Bernie Sanders says Donald Trump is "not funny" — he's dangerous

Impact

Sen. Bernie Sanders (D-Vt.) isn’t sure whether the president of the United States knows when he is lying.

Opining about the state of U.S. politics in a speech hosted by the Los Angeles Times, Sanders candidly explained the casual relationship many politicians have with the truth.

"I am member of the United States Senate," Sanders said. "No senator, no politician I know, is scrupulous about telling the truth all the time. Whether they are progressives or conservatives, everybody stretches it a little bit to try to make your case or beat up on the other guy. This is politics as usual.

"But in Donald Trump," Sanders continued, "we have something that is very, very different."

"The truth is that Trump is a pathological liar," Sanders continued. "You’ve got a guy now of which one or two things is accurate: Either he knows that he is lying or, even more dangerously, he does not know that he is lying."

"You’ve got a guy now of which one or two things is accurate. Either he knows that he is lying or, even more dangerously, he does not know that he is lying."

After the crowd responded with laughter, Sanders interrupted them: "Not funny. I wish I could tell you it was funny, but it’s not."

Sanders went on to describe several of Trump’s lies as "delusional," implying Trump may not be of sound mind when he claims millions of people voted illegally in the 2016 election.

The debate over speculation about Trump's mental health has received a lot of attention recently, after a prominent psychiatrist wrote a letter to the New York Times admonishing the paper for encouraging speculation about Trump’s mental state.

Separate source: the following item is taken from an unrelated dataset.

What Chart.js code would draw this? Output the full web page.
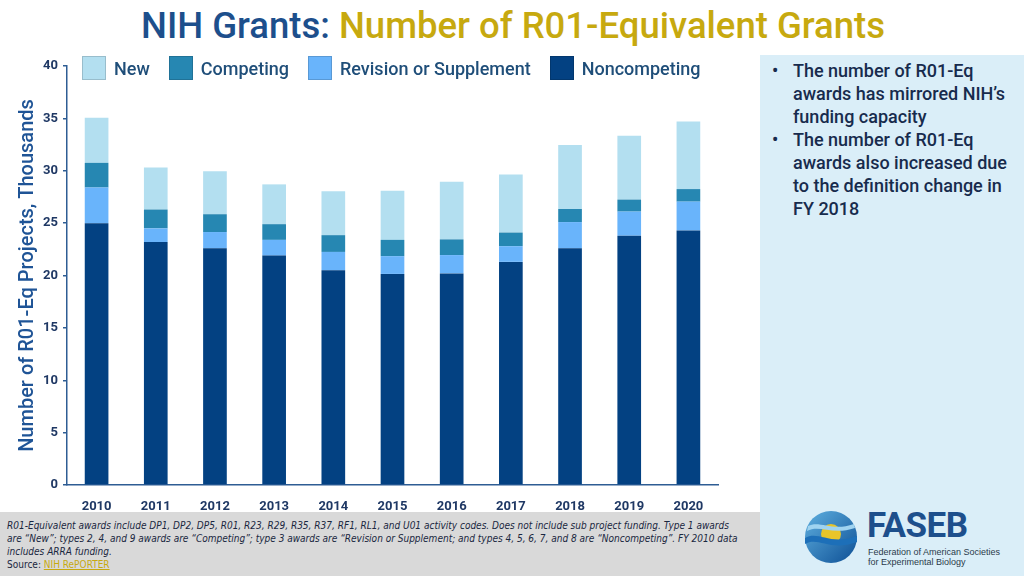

"Bad behavior is rarely a sign of mental illness, and the mentally ill behave badly only rarely," Allen Frances wrote. "Psychiatric name-calling is a misguided way of countering Mr. Trump’s attack on democracy."

It's unclear whether Sanders intended to question Trump’s mental health, but his skepticism seems to suggest he has serious doubts about whether the president of the United States is capable of separating truth from fiction.